= Tarakabrahma Mantra =

Taraka Brahma Mantra (तारकब्रह्ममन्त्र, ), also is called Rama Taraka Mantra. According to Advaya Taraka Upanishad, it liberates (one) from the fear of womb, birth itself, old age, and death — therefore it is called Tāraka.

==Taraka Brahma==
According to Rama Rahasya Upanishad Once, the sages Sanaka and others, along with various ṛṣis and devotees of Lord Viṣṇu like Prahlāda, asked Hanumān: ‘O mighty-armed, greatly powerful son of Vāyu! Please tell us — In the eighteen Purāṇas, the eighteen Smṛtis, the four Vedas, all the scriptures, and the entire spiritual knowledge — what is the ultimate Tattva taught for the seekers of Brahman?
Among all the names of Viṣṇu, and among Ganesha, Surya, Shiva, and Shakti — what is that one Supreme Tattva?’ Hanumān replied: 'O noble Yogis, revered Ṛṣis, and devoted followers of Viṣṇu!
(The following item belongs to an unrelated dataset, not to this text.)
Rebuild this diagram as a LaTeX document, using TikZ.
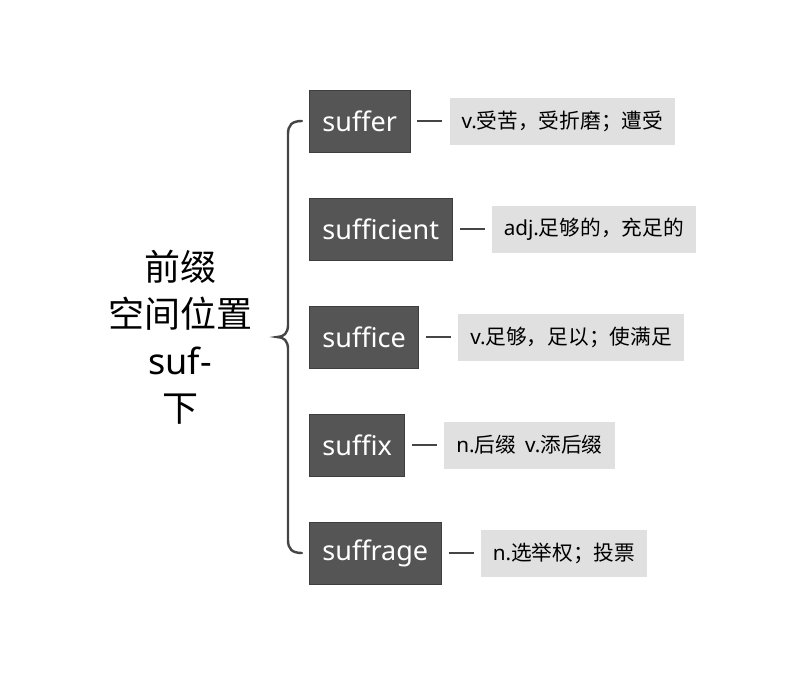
\documentclass[tikz,border=0pt]{standalone}
\usepackage{fontspec}
\setmainfont{Noto Sans}
\newfontfamily\cjk{Noto Sans CJK SC}
\usetikzlibrary{calc, positioning}
\definecolor{boxgray}{HTML}{555555}
\definecolor{boxline}{HTML}{3E3E3E}
\definecolor{descgray}{HTML}{E0E0E0}
\definecolor{linegray}{HTML}{454545}
\tikzset{
    node distance = 39pt,% gap between a word box and the box with its meaning
}

\begin{document}
\begin{tikzpicture}
            [x=1pt,y=-1pt,
            word/.style={fill=boxgray,draw=boxline,line width=0.8pt,text=white,
                font=\fontsize{27}{31}\selectfont,inner xsep=13pt,minimum height=62pt,anchor=west},
            gloss/.style={fill=descgray,text=black,font=\fontsize{20.7}{24}\selectfont,
                inner xsep=12pt,minimum height=47pt},
            link/.style={draw=linegray,line width=2.4pt,shorten <=7pt,shorten >=7pt},
            brace/.style={draw=linegray,line width=2.4pt,line cap=round}]
            \useasboundingbox (0,0) rectangle (786,675);
            \node(root) [align=center,font=\fontsize{36}{47}\selectfont\cjk] at (180,337)
                {前缀\\空间位置\\{\rmfamily suf-}\\下};
            \foreach \name/\word/\glosstext/\y in {
                suffer/suffer/{v.{\cjk 受苦，受折磨；遭受}}/121,
                sufficient/sufficient/{adj.{\cjk 足够的，充足的}}/229,
                suffice/suffice/{v.{\cjk 足够，足以；使满足}}/337,
                suffix/suffix/{n.{\cjk 后缀}\hspace{9pt}v.{\cjk 添后缀}}/445,
                suffrage/suffrage/{n.{\cjk 选举权；投票}}/553}
            {
                \node(\name) [word] at (309,\y) {\word};
                \node(\name-g) [gloss,right=of \name] {\glosstext};
                \draw[link] (\name) -- (\name-g);
            }
            \coordinate (tip) at (277,337);
            % the brace from the root to the five words
            \draw[brace] ([xshift=-7pt]suffer.west) .. controls (292,121) and (288,125) .. (288,134)
                -- (288,325) .. controls (288,333) and (284,337) .. (tip)
                .. controls (284,337) and (288,341) .. (288,349)
                -- (288,540) .. controls (288,549) and (292,553) .. ([xshift=-7pt]suffrage.west);
\end{tikzpicture}
\end{document}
Listen to my words, which destroy the bondage of this world. Among all (the Vedas and scriptures), the supreme truth — the ultimate Tattva — is the liberating principle known as Tāraka Brahma. That Tāraka is none other than Rāma. Rāma alone is the Supreme Brahman. Rāma alone is the embodiment of the highest tapas. Rāma alone is the Supreme Truth. Indeed, Rāma is the Tāraka Brahma.

==Mantra==

The six-syllabled mantra of Dāśarathi (Rāma) (रां रामाय नमः) is called the Tāraka Brahma. Shiva says O Rama! I impart to your Tāraka mantra, which grants Brahman. Therefore, O Lord of Janaki, you are undoubtedly that Supreme Brahman.